The difference between update and merge

Matt Mackall mpm at selenic.com
Wed Dec 7 11:00:11 CST 2011


On Wed, 2011-12-07 at 12:46 +0100, Martin Geisler wrote:
> Isaac Jurado <diptongo at gmail.com> writes:
> 
> > On Tue, Dec 6, 2011 at 11:07 PM, Martin Geisler <mg at lazybytes.net> wrote:
> >>
> >> It was a little more complicated than I remembered -- you have to
> >> first mark the file as unresolved before 'hg resolve --tool
> >> internal:local' has any effect. So
> >>
> >>  hg resolve --unmark afile
> >>  hg resolve --tool internal:local afile
> >>
> >> brings back the original diff. Updating back to the OLD revision
> >> triggers another merge conflict, but this time picking the local
> >> version in the merge tool is the right thing to do:
> >>
> >>  HGMERGE=internal:local hg update 0
> >>
> >> So it's definitely not something to play around with on your first
> >> try with Mercurial, but we do have remarkably good support for
> >> preserving changes in a dirty working copy.
> >
> > Now, THAT is impressive.
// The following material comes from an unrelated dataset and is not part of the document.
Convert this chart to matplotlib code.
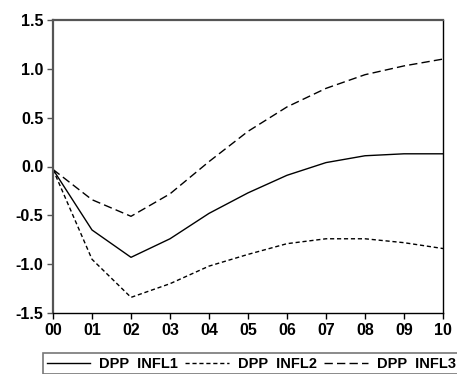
import matplotlib
matplotlib.use("Agg")
import matplotlib.pyplot as plt

# 数据
periods = ["00", "01", "02", "03", "04", "05", "06", "07", "08", "09", "10"]
infl1 = [-0.03, -0.65, -0.93, -0.74, -0.48, -0.27, -0.09, 0.04, 0.11, 0.13, 0.13]
infl2 = [-0.03, -0.95, -1.34, -1.20, -1.02, -0.90, -0.79, -0.74, -0.74, -0.78, -0.84]
infl3 = [-0.03, -0.34, -0.51, -0.28, 0.05, 0.36, 0.61, 0.80, 0.94, 1.03, 1.10]
labels = ["DPP  INFL1", "DPP  INFL2", "DPP  INFL3"]
yticks = [-1.5, -1.0, -0.5, 0.0, 0.5, 1.0, 1.5]

plt.rcParams['font.family'] = ['Liberation Sans', 'DejaVu Sans']
plt.rcParams['font.weight'] = 'bold'

W, H = 457, 374
fig = plt.figure(figsize=(W / 100, H / 100), dpi=100)
ax = fig.add_axes([53 / W, 1 - 313 / H, (443 - 53) / W, (313 - 20) / H])

x = list(range(len(periods)))
l1, = ax.plot(x, infl1, color='black', lw=1.0, linestyle='-')
l2, = ax.plot(x, infl2, color='black', lw=1.0, linestyle=(0, (3, 2)))
l3, = ax.plot(x, infl3, color='black', lw=1.0, linestyle=(0, (6, 3)))

ax.set_xlim(0, 10)
ax.set_ylim(-1.5, 1.5)
ax.set_xticks(x)
ax.set_xticklabels(periods)
ax.set_yticks(yticks)
ax.set_yticklabels([f"{v:.1f}" for v in yticks])
ax.tick_params(axis='both', direction='out', length=4, width=1, labelsize=11.5, pad=3)
ax.tick_params(axis='y', colors='#555555', labelcolor='black')

# 边框样式
for s in ['left', 'top']:
    ax.spines[s].set_color('#555555')
    ax.spines[s].set_linewidth(1.6)
for s in ['right', 'bottom']:
    ax.spines[s].set_color('black')
    ax.spines[s].set_linewidth(1.0)

# 图例
leg = fig.legend([l1, l2, l3], labels, loc='upper left',
                 bbox_to_anchor=(43 / W, 1 - 353 / H), ncol=3,
                 fontsize=10.5, frameon=True, fancybox=False,
                 handlelength=3.0, handletextpad=0.6, columnspacing=0.5,
                 borderpad=0.25, borderaxespad=0)
leg.get_frame().set_edgecolor('#555555')
leg.get_frame().set_linewidth(1.2)

fig.savefig('out.png', dpi=100)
I had no clue about it, thanks and sorry for
> > being an ass ;-)
> 
> No problem, nothing wrong with being a little skeptic :)
> 
> > Out of curiosity, where is the original diff stored?
> 
> It's stored in a .hg/merge/<hash> file where <hash> is the SHA-1 has of
> the file. It's also used by normal merges between committed changes,
> though I cannot figure out right now why it's necessary in that case.

If you discover the automatic merge of a single file failed in your
extensive post-merge testing, you can re-resolve it.

-- 
Mathematics is the supreme nostalgia of our time.